4. **Documentation and comments**
   - confirmation of in-code comments and Roxygen2 docs (for R)
   - any important notes for future maintainers

5. **Validation bundle**
   - validation checklist
   - unit tests and edge cases (summarize what is covered)
   - error-handling strategy (how invalid or unexpected inputs are handled)
   - performance-sensitive tests, if applicable

6. **Dependencies and risk analysis**
   - summary of dependency decisions
   - key security/stability considerations

7. **Self-critique and follow-ups**
   - main issues uncovered by reviews/self-critique
   - remaining TODOs or recommended future improvements

Return **only** the Markdown document, ready to be written to `copilot_logs/${input}.md`.
Important

If you’re working in an R package, make sure to include the copilot_logs folder in your .Rbuildignore file to prevent it from being included in the package build.

You can do it by

  1. executing usethis::use_build_ignore("copilot_logs") or,
  2. by manually adding the line ^copilot_logs/$ to the .Rbuildignore file.

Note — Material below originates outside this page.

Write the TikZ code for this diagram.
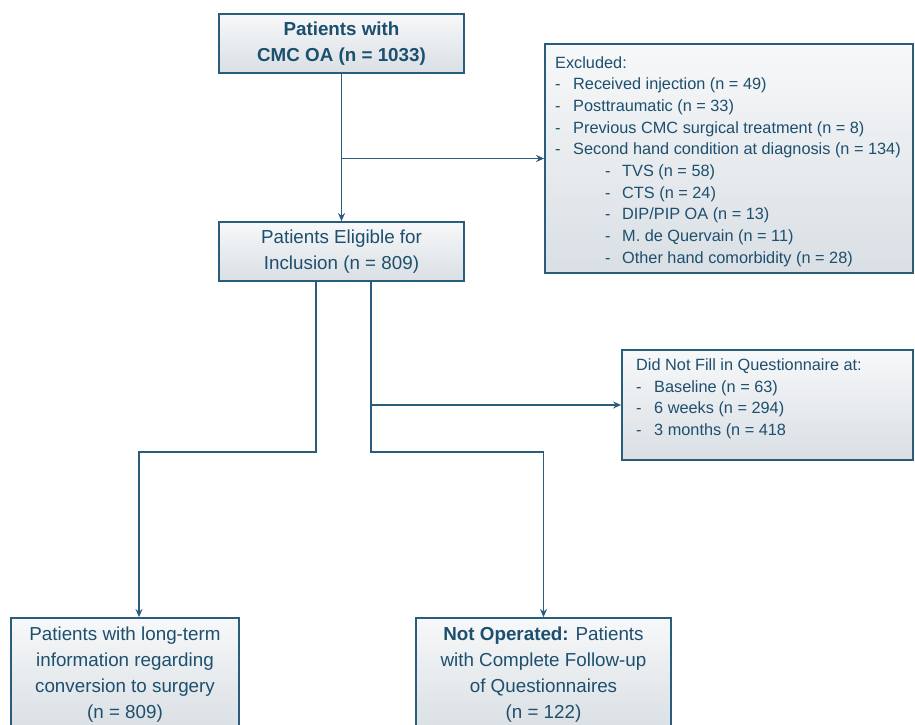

4.4 Final Reminder: You Are the Author

The code produced by Github Copilot is ultimately your responsibility.

Authorship means accountability: When you commit Copilot-assisted code, you are claiming authorship of it. This means you’re responsible for its correctness, efficiency, and maintainability.

Review is mandatory: Skipping the efficiency review puts the burden on your teammates during code review, slows down development, and can introduce bugs or performance issues that are hard to trace later.

Use Github Copilot as a tool, not a replacement: Github Copilot accelerates your work, but it cannot replace your engineering judgment. You must understand, evaluate, and refine everything it produces.

Bottom line: If you wouldn’t put your name on it as-is, don’t commit it yet. Clean it up first.